Probability and Statistics > Probability > How to Create an Euler Diagram

## Euler diagram: Overview

An Euler diagram is similar to a Venn diagram. While both use circles to create diagrams, there’s a major difference: Venn diagrams represent an **entire set**, while Euler diagrams can represent a **part of a set.** A Venn diagram can also have a shaded area to show an empty set. That area in an Euler diagram could simply be missing from the diagram altogether.
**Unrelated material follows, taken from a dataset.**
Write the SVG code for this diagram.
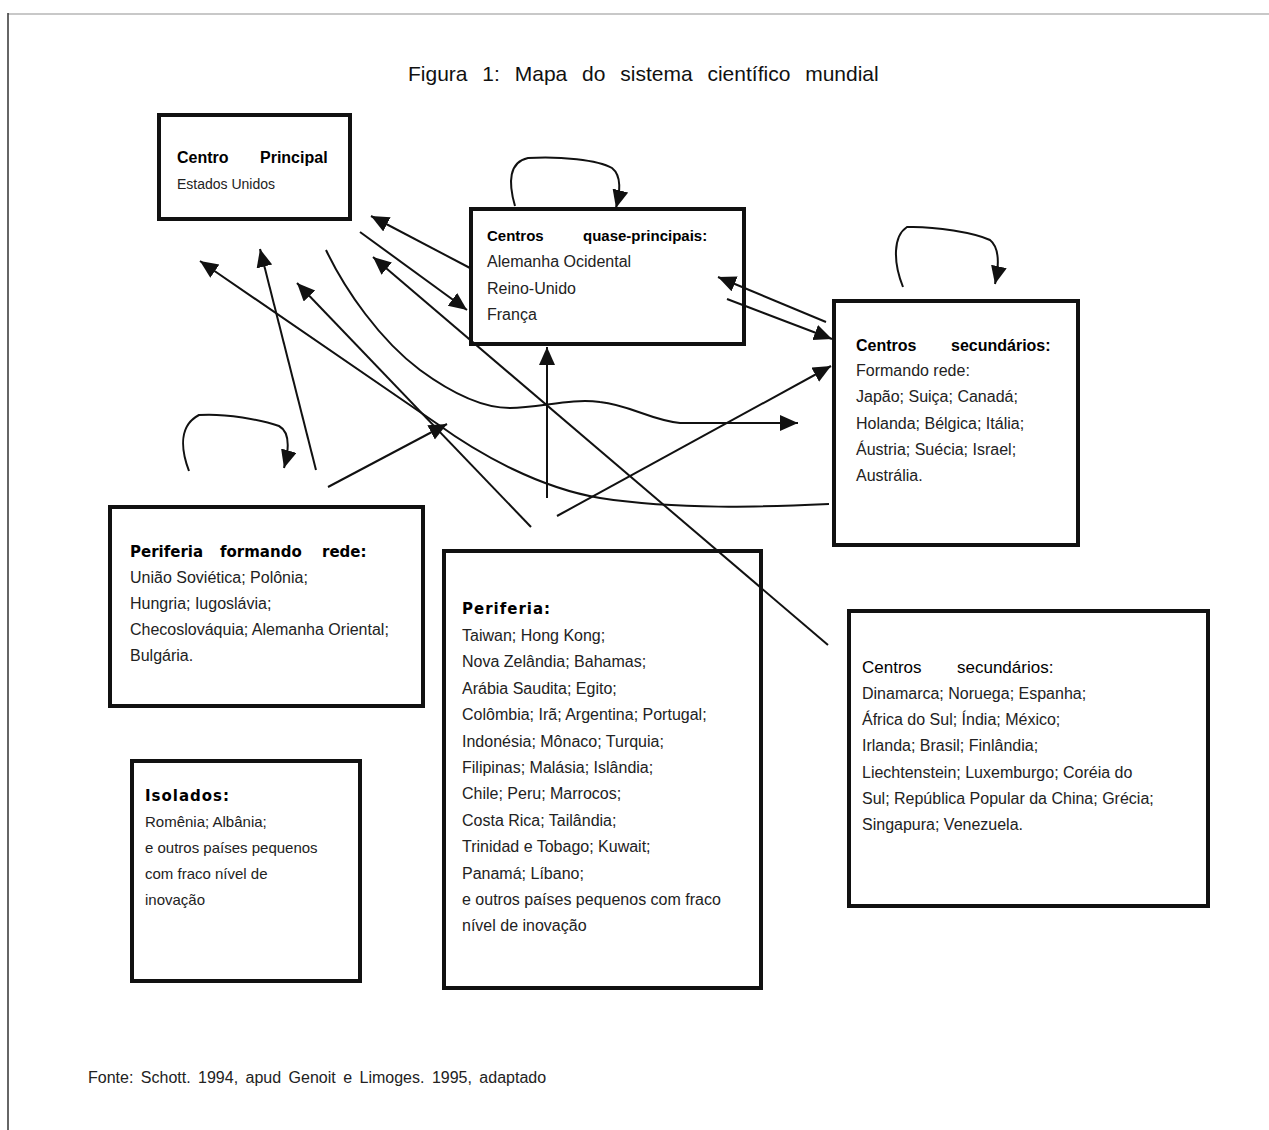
<svg xmlns="http://www.w3.org/2000/svg" width="1269" height="1130" viewBox="0 0 1269 1130">
<style>
.box{fill:#fff;stroke:#111;stroke-width:4}
.c{fill:none;stroke:#111;stroke-width:2}
.t{font-family:"Liberation Sans",Arial,sans-serif;font-size:16px;fill:#222}
.s{font-size:14px}
.b{font-family:"Liberation Sans",Arial,sans-serif;font-weight:bold;font-size:15px;fill:#000}
.d{font-family:"DejaVu Sans",Verdana,sans-serif;font-weight:bold;font-size:15px;fill:#000;letter-spacing:1px}
.ttl{font-family:"Liberation Sans",Arial,sans-serif;font-size:21px;fill:#111;word-spacing:9px}
.ft{font-family:"Liberation Sans",Arial,sans-serif;font-size:16px;fill:#222;word-spacing:3px}
</style>
<defs>
<marker id="ah" markerUnits="userSpaceOnUse" markerWidth="20" markerHeight="18" refX="18" refY="8" orient="auto">
<path d="M0,0 L18,8 L0,16 z" fill="#111"/>
</marker>
</defs>
<rect width="1269" height="1130" fill="#fff"/>
<line x1="8" y1="14" x2="1269" y2="14" stroke="#c8c8c8" stroke-width="2"/>
<line x1="8" y1="13" x2="8" y2="1130" stroke="#333" stroke-width="1.5"/>
<text class="ttl" x="408" y="81">Figura 1: Mapa do sistema científico mundial</text>

<g id="centro-principal">
<rect class="box" x="159" y="115" width="191" height="104"/>
<text class="b" x="177" y="163" style="font-size:16px">Centro</text>
<text class="b" x="260" y="163" style="font-size:16px">Principal</text>
<text class="t s" x="177" y="189">Estados Unidos</text>
</g>

<g id="centros-quase-principais">
<rect class="box" x="471" y="209" width="273" height="135"/>
<text class="b" x="487" y="241">Centros</text>
<text class="b" x="583" y="241">quase-principais:</text>
<text class="t" x="487" y="267">Alemanha Ocidental</text>
<text class="t" x="487" y="294">Reino-Unido</text>
<text class="t" x="487" y="320">França</text>
</g>

<g id="centros-secundarios-rede">
<rect class="box" x="834" y="301" width="244" height="244"/>
<text class="b" x="856" y="351" style="font-size:16px">Centros</text>
<text class="b" x="951" y="351" style="font-size:16px">secundários:</text>
<text class="t" x="856" y="376">Formando rede:</text>
<text class="t" x="856" y="402">Japão; Suiça; Canadá;</text>
<text class="t" x="856" y="429">Holanda; Bélgica; Itália;</text>
<text class="t" x="856" y="455">Áustria; Suécia; Israel;</text>
<text class="t" x="856" y="481">Austrália.</text>
</g>

<g id="periferia-formando-rede">
<rect class="box" x="110" y="507" width="313" height="199"/>
<text class="d" x="130" y="557" style="letter-spacing:0">Periferia</text>
<text class="d" x="220" y="557" style="letter-spacing:0">formando</text>
<text class="d" x="322" y="557" style="letter-spacing:0">rede:</text>
<text class="t" x="130" y="583">União Soviética; Polônia;</text>
<text class="t" x="130" y="609">Hungria; Iugoslávia;</text>
<text class="t" x="130" y="635">Checoslováquia; Alemanha Oriental;</text>
<text class="t" x="130" y="661">Bulgária.</text>
</g>

<g id="periferia">
<rect class="box" x="444" y="551" width="317" height="437"/>
<text class="d" x="462" y="614">Periferia:</text>
<text class="t" x="462" y="641">Taiwan; Hong Kong;</text>
<text class="t" x="462" y="667">Nova Zelândia; Bahamas;</text>
<text class="t" x="462" y="694">Arábia Saudita; Egito;</text>
<text class="t" x="462" y="720">Colômbia; Irã; Argentina; Portugal;</text>
<text class="t" x="462" y="747">Indonésia; Mônaco; Turquia;</text>
<text class="t" x="462" y="773">Filipinas; Malásia; Islândia;</text>
<text class="t" x="462" y="799">Chile; Peru; Marrocos;</text>
<text class="t" x="462" y="826">Costa Rica; Tailândia;</text>
<text class="t" x="462" y="852">Trinidad e Tobago; Kuwait;</text>
<text class="t" x="462" y="879">Panamá; Líbano;</text>
<text class="t" x="462" y="905">e outros países pequenos com fraco</text>
<text class="t" x="462" y="931">nível de inovação</text>
</g>

<g id="centros-secundarios">
<rect class="box" x="849" y="611" width="359" height="295"/>
<text class="t" x="862" y="673" style="font-size:17px;fill:#000">Centros</text>
<text class="t" x="957" y="673" style="font-size:17px;fill:#000">secundários:</text>
<text class="t" x="862" y="699">Dinamarca; Noruega; Espanha;</text>
<text class="t" x="862" y="725">África do Sul; Índia; México;</text>
<text class="t" x="862" y="751">Irlanda; Brasil; Finlândia;</text>
<text class="t" x="862" y="778">Liechtenstein; Luxemburgo; Coréia do</text>
<text class="t" x="862" y="804">Sul; República Popular da China; Grécia;</text>
<text class="t" x="862" y="830">Singapura; Venezuela.</text>
</g>

<g id="isolados">
<rect class="box" x="132" y="761" width="228" height="220"/>
<text class="d" x="145" y="801">Isolados:</text>
<text class="t" x="145" y="827" style="font-size:15px">Romênia; Albânia;</text>
<text class="t" x="145" y="853" style="font-size:15px">e outros países pequenos</text>
<text class="t" x="145" y="879" style="font-size:15px">com fraco nível de</text>
<text class="t" x="145" y="905" style="font-size:15px">inovação</text>
</g>

<g id="connectors">
<path class="c" marker-end="url(#ah)" d="M515,206 C508,182 509,162 528,158 C560,156 598,160 612,168 C622,176 620,192 616,208"/>
<path class="c" marker-end="url(#ah)" d="M903,287 C893,262 893,236 907,227 C935,226 975,233 990,240 C1000,248 999,266 995,284"/>
<path class="c" marker-end="url(#ah)" d="M189,471 C180,447 180,425 199,415 C225,413 262,420 279,426 C290,432 289,450 284,468"/>
<path class="c" marker-end="url(#ah)" d="M470,268 L371,216"/>
<path class="c" marker-end="url(#ah)" d="M360,232 L467,310"/>
<path class="c" marker-end="url(#ah)" d="M828,645 L373,257"/>
<path class="c" marker-end="url(#ah)" d="M826,322 L718,277"/>
<path class="c" marker-end="url(#ah)" d="M727,299 L832,339"/>
<path class="c" marker-end="url(#ah)" d="M547,498 L547,347"/>
<path class="c" marker-end="url(#ah)" d="M557,516 L831,366"/>
<path class="c" marker-end="url(#ah)" d="M316,470 L260,249"/>
<path class="c" marker-end="url(#ah)" d="M328,487 L447,424"/>
<path class="c" marker-end="url(#ah)" d="M531,527 L297,283"/>
<path class="c" marker-end="url(#ah)" d="M829,504 C760,507 680,510 600,498 C540,488 480,455 436,423 L200,261"/>
<path class="c" marker-end="url(#ah)" d="M326,250 C345,290 380,340 420,370 C450,392 480,408 510,408 C540,408 570,398 600,402 C630,405 650,420 680,423 L798,423"/>
</g>

<text class="ft" x="88" y="1083">Fonte: Schott. 1994, apud Genoit e Limoges. 1995, adaptado</text>
</svg>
Euler diagrams are challenging to draw, so software such as Smart Draw or Venn Master may be better options than drawing one by hand.

## Euler diagram: Steps

**Sample question:** Draw an Euler diagram to represent the following statements:

- All wizards can do magic.
- No lizards can do magic.
- No wizard is a lizard.

Step 1: **Draw three circles to represent the three categories** (wizard, lizard, magic). Overlap them all. If you’re drawing the diagram by hand, use a pencil so you can change the circles later:

Step 2: **Read the first statement and move the corresponding circle**. “All wizards can do magic” must mean that the entire wizard circle has to be *inside *the magic circle.

Step 2: **Read the second statement and move the corresponding circle**. “No lizards can do magic” must mean that the entire lizard circle has to be *outside* the magic circle.

Step 3: **Read the third statement and move the corresponding circle **. “No wizards are lizards” must mean that the entire lizard circle has to be *outside* the wizard circle. In this case, the graph already has the lizard circle outside the wizard circle, so we’re done!